** start of SOURCE MATERIAL **
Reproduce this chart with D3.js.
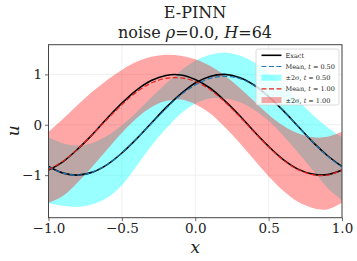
<!DOCTYPE html>
<html>
<head>
<meta charset="utf-8">
<script src="https://cdn.jsdelivr.net/npm/d3@7"></script>
<style>
  body { margin: 0; background: #fff; }
  svg { display: block; }
</style>
</head>
<body>
<script>
// sample positions
let xs = [-1.0, -0.9, -0.8, -0.7, -0.6, -0.5, -0.4, -0.3, -0.2, -0.1, 0.0,
          0.1, 0.2, 0.3, 0.4, 0.5, 0.6, 0.7, 0.8, 0.9, 1.0];

// t = 0.50
let exact05 = [-0.83, -0.96, -1.00, -0.94, -0.79, -0.56, -0.28, 0.03, 0.34, 0.61, 0.83,
               0.96, 1.00, 0.94, 0.79, 0.56, 0.28, -0.03, -0.34, -0.61, -0.83];
let mean05 = [-0.84, -0.96, -1.00, -0.94, -0.79, -0.56, -0.28, 0.02, 0.32, 0.59, 0.79,
              0.92, 0.96, 0.92, 0.78, 0.56, 0.28, -0.03, -0.34, -0.62, -0.84];
let upper05 = [-0.25, -0.37, -0.41, -0.36, -0.22, -0.01, 0.25, 0.54, 0.82, 1.07, 1.27,
               1.39, 1.43, 1.38, 1.24, 1.03, 0.77, 0.48, 0.20, -0.05, -0.25];
let lower05 = [-1.56, -1.61, -1.63, -1.58, -1.45, -1.20, -0.82, -0.42, -0.08, 0.22, 0.42,
               0.52, 0.52, 0.45, 0.30, 0.08, -0.22, -0.55, -0.90, -1.25, -1.50];

// t = 1.00
let exact10 = [-0.90, -0.73, -0.48, -0.19, 0.13, 0.43, 0.69, 0.88, 0.98, 0.99, 0.90,
               0.73, 0.48, 0.19, -0.13, -0.43, -0.69, -0.88, -0.98, -0.99, -0.90];
let mean10 = [-0.89, -0.72, -0.48, -0.19, 0.11, 0.40, 0.65, 0.83, 0.92, 0.93, 0.86,
              0.70, 0.46, 0.17, -0.14, -0.44, -0.70, -0.89, -0.99, -1.00, -0.90];
let upper10 = [-0.14, 0.12, 0.40, 0.66, 0.89, 1.09, 1.25, 1.35, 1.39, 1.37, 1.30,
               1.17, 0.98, 0.74, 0.47, 0.20, -0.02, -0.17, -0.25, -0.24, -0.14];
let lower10 = [-1.55, -1.41, -1.14, -0.83, -0.49, -0.16, 0.13, 0.35, 0.47, 0.50, 0.41,
               0.23, -0.04, -0.35, -0.69, -1.02, -1.31, -1.53, -1.65, -1.68, -1.55];

let xTicks = [-1.0, -0.5, 0.0, 0.5, 1.0];
let yTicks = [-1, 0, 1];
let legendLabels = ["Exact", "Mean, t = 0.50", "\u00b12\u03c3, t = 0.50", "Mean, t = 1.00", "\u00b12\u03c3, t = 1.00"];

let serif = "DejaVu Serif";

let W = 357, H = 261;
let margin = {top: 44.7, right: 15, bottom: 43.3, left: 48.5},
    width = W - margin.left - margin.right,
    height = H - margin.top - margin.bottom;

let svg = d3.select("body").append("svg")
    .attr("width", W)
    .attr("height", H)
    .style("font-family", serif);

let g = svg.append("g")
    .attr("transform", "translate(" + margin.left + "," + margin.top + ")");

let x = d3.scaleLinear().domain([-1, 1]).range([0, width]);
let y = d3.scaleLinear().domain([-1.845, 1.59]).range([height, 0]);

svg.append("clipPath").attr("id", "clip")
    .append("rect").attr("width", width).attr("height", height);

// grid
g.append("g").selectAll("line").data(xTicks).enter().append("line")
    .attr("x1", d => x(d)).attr("x2", d => x(d))
    .attr("y1", 0).attr("y2", height)
    .attr("stroke", "#ebebeb").attr("stroke-width", 0.8);
g.append("g").selectAll("line").data(yTicks).enter().append("line")
    .attr("y1", d => y(d)).attr("y2", d => y(d))
    .attr("x1", 0).attr("x2", width)
    .attr("stroke", "#ebebeb").attr("stroke-width", 0.8);

let plot = g.append("g").attr("clip-path", "url(#clip)");

let area = (lo, hi) => d3.area()
    .x((d, i) => x(xs[i]))
    .y0((d, i) => y(lo[i]))
    .y1((d, i) => y(hi[i]))
    .curve(d3.curveCatmullRom)(xs);

let line = (vals) => d3.line()
    .x((d, i) => x(xs[i]))
    .y((d, i) => y(vals[i]))
    .curve(d3.curveCatmullRom)(xs);

// bands
plot.append("path").attr("d", area(lower05, upper05))
    .attr("fill", "#00ffff").attr("fill-opacity", 0.4);
plot.append("path").attr("d", area(lower10, upper10))
    .attr("fill", "#ff0000").attr("fill-opacity", 0.35);

// exact
plot.append("path").attr("d", line(exact05))
    .attr("fill", "none").attr("stroke", "#000").attr("stroke-width", 1.6);
plot.append("path").attr("d", line(exact10))
    .attr("fill", "none").attr("stroke", "#000").attr("stroke-width", 1.6);

// means
plot.append("path").attr("d", line(mean05))
    .attr("fill", "none").attr("stroke", "#1f77b4").attr("stroke-width", 1.2)
    .attr("stroke-dasharray", "5,2.5");
plot.append("path").attr("d", line(mean10))
    .attr("fill", "none").attr("stroke", "#e8211d").attr("stroke-width", 1.2)
    .attr("stroke-dasharray", "5,2.5");

// axes
let xAxis = d3.axisBottom(x).tickValues(xTicks).tickSize(3.5).tickPadding(2.5)
    .tickFormat(d3.format(".1f"));
let yAxis = d3.axisLeft(y).tickValues(yTicks).tickSize(3.5).tickPadding(3)
    .tickFormat(d3.format("d"));

let gx = g.append("g")
    .attr("transform", "translate(0," + height + ")")
    .call(xAxis);
let gy = g.append("g").call(yAxis);

[gx, gy].forEach(a => {
    a.attr("font-family", null).attr("font-size", null)
     .style("font-family", serif).style("font-size", "13.5px");
    a.select(".domain").remove();
    a.selectAll("line").attr("stroke", "#444").attr("stroke-width", 0.8);
    a.selectAll("text").attr("fill", "#222");
});

// frame
g.append("rect")
    .attr("width", width).attr("height", height)
    .attr("fill", "none").attr("stroke", "#444").attr("stroke-width", 1);

// titles
svg.append("text")
    .attr("x", 195).attr("y", 17.5)
    .attr("text-anchor", "middle")
    .style("font-size", "16px").attr("fill", "#222")
    .text("E-PINN");

let sub = svg.append("text")
    .attr("x", 195).attr("y", 37.5)
    .attr("text-anchor", "middle")
    .style("font-size", "16px").attr("fill", "#222");
sub.append("tspan").text("noise ");
sub.append("tspan").style("font-style", "italic").text("\u03c1");
sub.append("tspan").text("=0.0, ");
sub.append("tspan").style("font-style", "italic").text("H");
sub.append("tspan").text("=64");

svg.append("text")
    .attr("x", margin.left + width / 2).attr("y", 253)
    .attr("text-anchor", "middle")
    .style("font-size", "17px").style("font-style", "italic").attr("fill", "#222")
    .text("x");

svg.append("text")
    .attr("transform", "translate(18.5," + (margin.top + y(0) + 6) + ") rotate(-90)")
    .attr("text-anchor", "middle")
    .style("font-size", "17px").style("font-style", "italic").attr("fill", "#222")
    .text("u");

// legend
let lg = svg.append("g").attr("transform", "translate(256,49)");
lg.append("rect")
    .attr("width", 83).attr("height", 56).attr("rx", 2)
    .attr("fill", "#fff").attr("fill-opacity", 0.8)
    .attr("stroke", "#d0d0d0").attr("stroke-width", 0.8);

let items = lg.selectAll(".item").data(legendLabels).enter()
    .append("g")
    .attr("transform", (d, i) => "translate(0," + (6.3 + i * 11.2) + ")");

items.each(function(d, i) {
    let it = d3.select(this);
    if (i === 0) {
        it.append("line").attr("x1", 5.5).attr("x2", 25.5).attr("y1", 0).attr("y2", 0)
            .attr("stroke", "#000").attr("stroke-width", 1.6);
    } else if (i === 1 || i === 3) {
        it.append("line").attr("x1", 5.5).attr("x2", 25.5).attr("y1", 0).attr("y2", 0)
            .attr("stroke", i === 1 ? "#1f77b4" : "#e8211d").attr("stroke-width", 1.2)
            .attr("stroke-dasharray", "5,2.5");
    } else {
        it.append("rect").attr("x", 5.5).attr("y", -3).attr("width", 20).attr("height", 6)
            .attr("fill", i === 2 ? "#00ffff" : "#ff0000")
            .attr("fill-opacity", i === 2 ? 0.4 : 0.35);
    }
    let t = it.append("text").attr("x", 29.5).attr("y", 2.4)
        .style("font-size", "6.5px").attr("fill", "#222");
    if (i === 0) {
        t.text(d);
    } else {
        let parts = d.split("t");
        t.append("tspan").text(parts[0]);
        t.append("tspan").style("font-style", "italic").text("t");
        t.append("tspan").text(parts[1]);
    }
});
</script>
</body>
</html>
** end of SOURCE MATERIAL **
» WHAT IS EXPECTED: Take the lines from the start of the material to the line with "0.1, 0.2, 0.3, 0.4, 0.5, 0.6, 0.7, 0.8, 0.9, 1.0];", both included, and transcribe them exactly without the pictures.

» TASK RESULT:
Reproduce this chart with D3.js.
<!DOCTYPE html>
<html>
<head>
<meta charset="utf-8">
<script src="https://cdn.jsdelivr.net/npm/d3@7"></script>
<style>
  body { margin: 0; background: #fff; }
  svg { display: block; }
</style>
</head>
<body>
<script>
// sample positions
let xs = [-1.0, -0.9, -0.8, -0.7, -0.6, -0.5, -0.4, -0.3, -0.2, -0.1, 0.0,
          0.1, 0.2, 0.3, 0.4, 0.5, 0.6, 0.7, 0.8, 0.9, 1.0];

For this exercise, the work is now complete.